▶ _EXERCISE BRIEF_
In full and without alteration, give the listing again.

▶ _RECORDED DATA_
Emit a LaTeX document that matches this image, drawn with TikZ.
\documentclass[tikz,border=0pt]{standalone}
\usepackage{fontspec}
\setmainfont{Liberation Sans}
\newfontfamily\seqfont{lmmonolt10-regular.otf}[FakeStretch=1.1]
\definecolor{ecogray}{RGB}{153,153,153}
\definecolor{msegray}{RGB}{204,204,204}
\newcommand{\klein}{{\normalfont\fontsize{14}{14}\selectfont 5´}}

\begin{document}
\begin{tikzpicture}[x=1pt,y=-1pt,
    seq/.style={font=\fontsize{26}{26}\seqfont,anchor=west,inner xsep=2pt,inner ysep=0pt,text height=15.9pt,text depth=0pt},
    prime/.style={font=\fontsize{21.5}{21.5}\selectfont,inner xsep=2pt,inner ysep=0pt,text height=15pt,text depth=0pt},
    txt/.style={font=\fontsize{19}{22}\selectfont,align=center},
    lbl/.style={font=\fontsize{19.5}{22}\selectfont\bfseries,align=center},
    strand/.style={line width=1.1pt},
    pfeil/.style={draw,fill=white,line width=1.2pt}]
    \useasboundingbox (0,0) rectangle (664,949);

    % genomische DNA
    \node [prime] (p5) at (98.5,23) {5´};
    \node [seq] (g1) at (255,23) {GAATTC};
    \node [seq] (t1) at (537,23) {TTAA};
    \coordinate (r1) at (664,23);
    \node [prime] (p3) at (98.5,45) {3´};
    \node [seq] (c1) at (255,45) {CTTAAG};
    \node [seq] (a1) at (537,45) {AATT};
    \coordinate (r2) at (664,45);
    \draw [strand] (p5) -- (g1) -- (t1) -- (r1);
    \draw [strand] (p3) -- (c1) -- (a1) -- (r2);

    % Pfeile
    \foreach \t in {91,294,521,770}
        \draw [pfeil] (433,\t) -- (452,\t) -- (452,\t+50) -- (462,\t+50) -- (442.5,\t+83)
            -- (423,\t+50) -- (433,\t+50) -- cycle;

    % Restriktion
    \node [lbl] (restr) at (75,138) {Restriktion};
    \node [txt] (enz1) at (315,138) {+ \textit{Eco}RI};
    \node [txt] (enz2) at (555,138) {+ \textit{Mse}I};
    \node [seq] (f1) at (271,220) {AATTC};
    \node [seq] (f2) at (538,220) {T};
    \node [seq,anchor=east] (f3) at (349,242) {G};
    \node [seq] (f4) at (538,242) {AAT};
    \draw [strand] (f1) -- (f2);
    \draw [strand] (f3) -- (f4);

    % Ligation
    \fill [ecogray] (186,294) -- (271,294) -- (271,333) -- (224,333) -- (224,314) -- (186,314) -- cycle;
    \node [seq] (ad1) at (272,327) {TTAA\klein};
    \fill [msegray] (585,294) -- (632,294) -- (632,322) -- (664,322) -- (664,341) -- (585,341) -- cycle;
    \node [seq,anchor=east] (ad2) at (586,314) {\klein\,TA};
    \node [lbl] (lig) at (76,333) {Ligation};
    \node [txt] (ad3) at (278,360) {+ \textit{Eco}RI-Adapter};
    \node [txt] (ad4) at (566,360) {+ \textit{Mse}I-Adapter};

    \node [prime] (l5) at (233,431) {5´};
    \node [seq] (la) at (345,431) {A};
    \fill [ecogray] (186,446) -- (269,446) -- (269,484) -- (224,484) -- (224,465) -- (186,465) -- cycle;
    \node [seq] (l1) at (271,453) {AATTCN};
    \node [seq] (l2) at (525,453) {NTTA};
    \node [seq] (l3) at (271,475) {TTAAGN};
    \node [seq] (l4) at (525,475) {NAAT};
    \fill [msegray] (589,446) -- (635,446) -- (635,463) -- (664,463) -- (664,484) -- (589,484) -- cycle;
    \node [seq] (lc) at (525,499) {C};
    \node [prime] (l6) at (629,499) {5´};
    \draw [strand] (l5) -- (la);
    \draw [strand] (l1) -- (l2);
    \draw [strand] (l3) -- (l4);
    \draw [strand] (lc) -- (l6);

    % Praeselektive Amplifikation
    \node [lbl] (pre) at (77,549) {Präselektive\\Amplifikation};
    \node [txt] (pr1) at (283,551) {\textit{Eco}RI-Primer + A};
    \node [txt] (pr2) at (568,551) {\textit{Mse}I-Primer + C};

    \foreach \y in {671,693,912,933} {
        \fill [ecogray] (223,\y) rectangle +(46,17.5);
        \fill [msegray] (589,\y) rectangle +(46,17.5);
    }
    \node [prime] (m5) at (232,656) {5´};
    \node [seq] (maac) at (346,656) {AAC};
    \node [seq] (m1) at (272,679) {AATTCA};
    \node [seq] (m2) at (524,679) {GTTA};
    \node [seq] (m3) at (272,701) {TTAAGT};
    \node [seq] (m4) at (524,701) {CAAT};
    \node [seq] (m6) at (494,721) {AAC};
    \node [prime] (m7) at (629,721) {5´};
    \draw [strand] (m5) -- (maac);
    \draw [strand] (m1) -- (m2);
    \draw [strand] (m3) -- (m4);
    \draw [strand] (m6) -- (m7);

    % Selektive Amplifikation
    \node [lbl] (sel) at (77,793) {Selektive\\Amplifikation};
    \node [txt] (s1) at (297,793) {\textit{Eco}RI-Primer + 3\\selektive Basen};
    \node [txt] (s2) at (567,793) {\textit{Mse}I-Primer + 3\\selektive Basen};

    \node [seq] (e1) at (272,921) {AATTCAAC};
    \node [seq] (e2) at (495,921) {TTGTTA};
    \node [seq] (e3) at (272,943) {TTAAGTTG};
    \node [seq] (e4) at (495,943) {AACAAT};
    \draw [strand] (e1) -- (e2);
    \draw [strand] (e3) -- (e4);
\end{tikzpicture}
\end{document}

▶ _THE RESPONSE_
Emit a LaTeX document that matches this image, drawn with TikZ.
\documentclass[tikz,border=0pt]{standalone}
\usepackage{fontspec}
\setmainfont{Liberation Sans}
\newfontfamily\seqfont{lmmonolt10-regular.otf}[FakeStretch=1.1]
\definecolor{ecogray}{RGB}{153,153,153}
\definecolor{msegray}{RGB}{204,204,204}
\newcommand{\klein}{{\normalfont\fontsize{14}{14}\selectfont 5´}}

\begin{document}
\begin{tikzpicture}[x=1pt,y=-1pt,
    seq/.style={font=\fontsize{26}{26}\seqfont,anchor=west,inner xsep=2pt,inner ysep=0pt,text height=15.9pt,text depth=0pt},
    prime/.style={font=\fontsize{21.5}{21.5}\selectfont,inner xsep=2pt,inner ysep=0pt,text height=15pt,text depth=0pt},
    txt/.style={font=\fontsize{19}{22}\selectfont,align=center},
    lbl/.style={font=\fontsize{19.5}{22}\selectfont\bfseries,align=center},
    strand/.style={line width=1.1pt},
    pfeil/.style={draw,fill=white,line width=1.2pt}]
    \useasboundingbox (0,0) rectangle (664,949);

    % genomische DNA
    \node [prime] (p5) at (98.5,23) {5´};
    \node [seq] (g1) at (255,23) {GAATTC};
    \node [seq] (t1) at (537,23) {TTAA};
    \coordinate (r1) at (664,23);
    \node [prime] (p3) at (98.5,45) {3´};
    \node [seq] (c1) at (255,45) {CTTAAG};
    \node [seq] (a1) at (537,45) {AATT};
    \coordinate (r2) at (664,45);
    \draw [strand] (p5) -- (g1) -- (t1) -- (r1);
    \draw [strand] (p3) -- (c1) -- (a1) -- (r2);

    % Pfeile
    \foreach \t in {91,294,521,770}
        \draw [pfeil] (433,\t) -- (452,\t) -- (452,\t+50) -- (462,\t+50) -- (442.5,\t+83)
            -- (423,\t+50) -- (433,\t+50) -- cycle;

    % Restriktion
    \node [lbl] (restr) at (75,138) {Restriktion};
    \node [txt] (enz1) at (315,138) {+ \textit{Eco}RI};
    \node [txt] (enz2) at (555,138) {+ \textit{Mse}I};
    \node [seq] (f1) at (271,220) {AATTC};
    \node [seq] (f2) at (538,220) {T};
    \node [seq,anchor=east] (f3) at (349,242) {G};
    \node [seq] (f4) at (538,242) {AAT};
    \draw [strand] (f1) -- (f2);
    \draw [strand] (f3) -- (f4);

    % Ligation
    \fill [ecogray] (186,294) -- (271,294) -- (271,333) -- (224,333) -- (224,314) -- (186,314) -- cycle;
    \node [seq] (ad1) at (272,327) {TTAA\klein};
    \fill [msegray] (585,294) -- (632,294) -- (632,322) -- (664,322) -- (664,341) -- (585,341) -- cycle;
    \node [seq,anchor=east] (ad2) at (586,314) {\klein\,TA};
    \node [lbl] (lig) at (76,333) {Ligation};
    \node [txt] (ad3) at (278,360) {+ \textit{Eco}RI-Adapter};
    \node [txt] (ad4) at (566,360) {+ \textit{Mse}I-Adapter};

    \node [prime] (l5) at (233,431) {5´};
    \node [seq] (la) at (345,431) {A};
    \fill [ecogray] (186,446) -- (269,446) -- (269,484) -- (224,484) -- (224,465) -- (186,465) -- cycle;
    \node [seq] (l1) at (271,453) {AATTCN};
    \node [seq] (l2) at (525,453) {NTTA};
    \node [seq] (l3) at (271,475) {TTAAGN};
    \node [seq] (l4) at (525,475) {NAAT};
    \fill [msegray] (589,446) -- (635,446) -- (635,463) -- (664,463) -- (664,484) -- (589,484) -- cycle;
    \node [seq] (lc) at (525,499) {C};
    \node [prime] (l6) at (629,499) {5´};
    \draw [strand] (l5) -- (la);
    \draw [strand] (l1) -- (l2);
    \draw [strand] (l3) -- (l4);
    \draw [strand] (lc) -- (l6);

    % Praeselektive Amplifikation
    \node [lbl] (pre) at (77,549) {Präselektive\\Amplifikation};
    \node [txt] (pr1) at (283,551) {\textit{Eco}RI-Primer + A};
    \node [txt] (pr2) at (568,551) {\textit{Mse}I-Primer + C};

    \foreach \y in {671,693,912,933} {
        \fill [ecogray] (223,\y) rectangle +(46,17.5);
        \fill [msegray] (589,\y) rectangle +(46,17.5);
    }
    \node [prime] (m5) at (232,656) {5´};
    \node [seq] (maac) at (346,656) {AAC};
    \node [seq] (m1) at (272,679) {AATTCA};
    \node [seq] (m2) at (524,679) {GTTA};
    \node [seq] (m3) at (272,701) {TTAAGT};
    \node [seq] (m4) at (524,701) {CAAT};
    \node [seq] (m6) at (494,721) {AAC};
    \node [prime] (m7) at (629,721) {5´};
    \draw [strand] (m5) -- (maac);
    \draw [strand] (m1) -- (m2);
    \draw [strand] (m3) -- (m4);
    \draw [strand] (m6) -- (m7);

    % Selektive Amplifikation
    \node [lbl] (sel) at (77,793) {Selektive\\Amplifikation};
    \node [txt] (s1) at (297,793) {\textit{Eco}RI-Primer + 3\\selektive Basen};
    \node [txt] (s2) at (567,793) {\textit{Mse}I-Primer + 3\\selektive Basen};

    \node [seq] (e1) at (272,921) {AATTCAAC};
    \node [seq] (e2) at (495,921) {TTGTTA};
    \node [seq] (e3) at (272,943) {TTAAGTTG};
    \node [seq] (e4) at (495,943) {AACAAT};
    \draw [strand] (e1) -- (e2);
    \draw [strand] (e3) -- (e4);
\end{tikzpicture}
\end{document}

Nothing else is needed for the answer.